When mixing the grout, be sure to follow the mixing directions carefully, so that the grouting is done properly. You don’t want to have to do the project again later. With the grout mixed, use a grout float to apply it. This is a hard rubber float, which allows you to spread the grout, going in a 45 degree motion to the grout joints, forcing it in. After the grout is in, again, following the directions, you’ll need to come back with a clean sponge and wipe the haze off the tiles.
I would recommend after 2 weeks, that you seal the grout. This is an easy process of wiping on a clear sealer (which has the consistency of water), being sure to get it not only on the tiles, but the grout as well. Sealing the grout will keep the color true and prevent mildew.
We have a sewer-like smell in only one of our bathrooms. Several plumbers have not been able to find the source of the smell. Can you give us any ideas on how to find the source of this odor or someone with expertise in this kind of problem that might be able to help. We don’t know where to turn.
This is one of those situations that will require you to put on your detective hat! You’ll have to try a couple of things in order to attempt to fix it.

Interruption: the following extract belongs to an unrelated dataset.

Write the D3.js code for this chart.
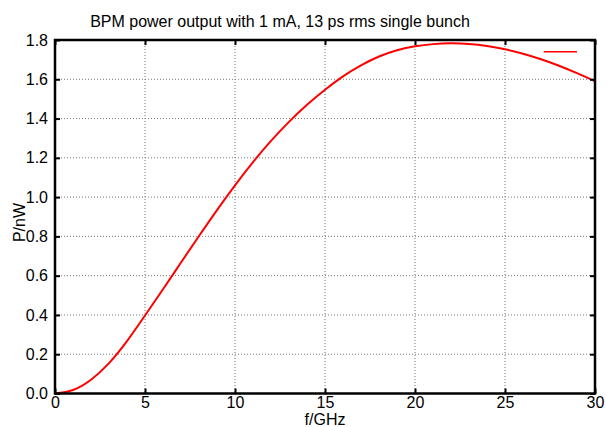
<!DOCTYPE html>
<html>
<head>
<meta charset="utf-8">
<script src="https://cdn.jsdelivr.net/npm/d3@7"></script>
<style>
  body { margin: 0; background: #fff; }
  text { font-family: "Liberation Sans", Arial, sans-serif; fill: #000; }
</style>
</head>
<body>
<div id="chart"></div>
<script>
// Valeurs (f en GHz, P en nW)
const freqGHz = [0, 1, 2, 3, 4, 5, 6, 7, 8, 9, 10, 11, 12, 13, 14, 15,
  16, 17, 18, 19, 20, 21, 22, 23, 24, 25, 26, 27, 28, 29, 30];
const powerNW = [0, 0.018, 0.07, 0.155, 0.267, 0.397, 0.531, 0.667, 0.802, 0.934, 1.06, 1.178, 1.286, 1.383, 1.47, 1.547,
  1.615, 1.671, 1.716, 1.748, 1.768, 1.779, 1.783, 1.78, 1.77, 1.753, 1.73, 1.702, 1.669, 1.631, 1.59];
const xTicks = [0, 5, 10, 15, 20, 25, 30];
const yTicks = [0, 0.2, 0.4, 0.6, 0.8, 1.0, 1.2, 1.4, 1.6, 1.8];
const titleText = "BPM power output with 1 mA, 13 ps rms single bunch";

function renderChart() {
  const W = 606, H = 427;
  const margin = { top: 40, right: 11, bottom: 33.5, left: 55 };
  const width = W - margin.left - margin.right;
  const height = H - margin.top - margin.bottom;

  const svg = d3.select("#chart").append("svg")
    .attr("width", W).attr("height", H);
  const g = svg.append("g")
    .attr("transform", `translate(${margin.left},${margin.top})`);

  const x = d3.scaleLinear().domain([0, 30]).range([0, width]);
  const y = d3.scaleLinear().domain([0, 1.8]).range([height, 0]);

  // Grille pointillée
  g.selectAll(".gx").data(xTicks.slice(1, -1)).enter().append("line")
    .attr("x1", d => x(d)).attr("x2", d => x(d))
    .attr("y1", 0).attr("y2", height)
    .attr("stroke", "#777").attr("stroke-width", 1)
    .attr("stroke-dasharray", "1,2");
  g.selectAll(".gy").data(yTicks.slice(1, -1)).enter().append("line")
    .attr("x1", 0).attr("x2", width)
    .attr("y1", d => y(d)).attr("y2", d => y(d))
    .attr("stroke", "#777").attr("stroke-width", 1)
    .attr("stroke-dasharray", "1,2");

  // Courbe
  const line = d3.line()
    .x((d, i) => x(freqGHz[i]))
    .y(d => y(d))
    .curve(d3.curveNatural);
  g.append("path")
    .datum(powerNW)
    .attr("d", line)
    .attr("fill", "none")
    .attr("stroke", "#ff0000")
    .attr("stroke-width", 2);

  // Axes (ticks vers l'intérieur sur les quatre côtés)
  const tk = 5;
  const bottom = g.append("g").attr("transform", `translate(0,${height})`)
    .call(d3.axisBottom(x).tickValues(xTicks).tickSize(-tk).tickPadding(3).tickFormat(d3.format("d")));
  const top = g.append("g")
    .call(d3.axisTop(x).tickValues(xTicks).tickSize(-tk).tickFormat(""));
  const left = g.append("g")
    .call(d3.axisLeft(y).tickValues(yTicks).tickSize(-tk).tickPadding(7).tickFormat(d3.format(".1f")));
  const right = g.append("g").attr("transform", `translate(${width},0)`)
    .call(d3.axisRight(y).tickValues(yTicks).tickSize(-tk).tickFormat(""));

  [bottom, top, left, right].forEach(a => {
    a.selectAll(".domain").remove();
    a.selectAll(".tick line").attr("stroke", "#000").attr("stroke-width", 2);
    a.selectAll("text").style("font-size", "16px")
      .style("font-family", "'Liberation Sans', Arial, sans-serif").attr("fill", "#000");
  });

  // Cadre
  g.append("rect")
    .attr("x", 0).attr("y", 0).attr("width", width).attr("height", height)
    .attr("fill", "none").attr("stroke", "#000").attr("stroke-width", 2.5);

  // Légende (titre vide)
  g.append("line")
    .attr("x1", x(27.15)).attr("x2", x(29.0))
    .attr("y1", y(1.74)).attr("y2", y(1.74))
    .attr("stroke", "#ff0000").attr("stroke-width", 1.5);

  // Titres
  svg.append("text")
    .attr("x", 280).attr("y", 27)
    .attr("text-anchor", "middle")
    .style("font-size", "16px")
    .text(titleText);
  svg.append("text")
    .attr("x", margin.left + width / 2).attr("y", 425)
    .attr("text-anchor", "middle")
    .style("font-size", "16px")
    .text("f/GHz");
  svg.append("text")
    .attr("transform", "translate(25,222.5) rotate(-90)")
    .attr("text-anchor", "middle")
    .style("font-size", "16px")
    .text("P/nW");
}

renderChart();
</script>
</body>
</html>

You need to try and locate the origin of the smell as closely as you can. Unfortunately, this means getting on your knees and literally smelling around the toilet, vanity, and tub or shower. Hopefully, this will let you know where the smell is coming from. If you can isolate the smell, then you’ll have an idea as to where to start.
Any drain, if open, will give off the sewer gas smell. That is why your sinks have a “p-trap”, or a drain which has a bend in it. This bend holds a small amount of water, and the water creates a “seal” or barrier from the sewer gas. Most likely, if you are smelling the odor, there is either a break in one of the joints, or water has escaped or evaporated from the “p-trap”.
If you pinpoint the smell coming from the vanity, it could be that the p-trap has failed, either due to low use of the faucet, letting the water in the trap evaporate, or possibly a seal on the p-trap is faulty (although this would usually cause water to spill out into the vanity). If the trap is chrome, it can be rusted on the top, letting the sewer gas enter, but not letting a leak occur. A new p-trap is about $5 – $10, and doesn’t take much time to replace.
If by chance this bathroom is in the basement and has a drain in the floor, you might try occasionally pouring water into the drain, perhaps once a month – especially if it doesn’t get a lot of use. Again, water may have evaporated from the trap, allowing the sewer gas to become noticeable.
If the odor comes from the base of the toilet, it could be a wax ring. This is literally a ring of wax which the toilet sits on. Replacing this can be done in about an hour, with a new ring costing about $5.
If you still smell the odor after trying these repairs, it could be a problem behind the wall, in which case a licensed plumber is going to your best bet. Talk with them beforehand to see how comfortable they are in solving the problem before they begin the work. The drain stack could have a crack in it, allowing the smell to be noticed, but because the pipe is horizontal, it may not cause a noticeable leak.
Hope this helps and that you can discover and remedy the source. Best of luck!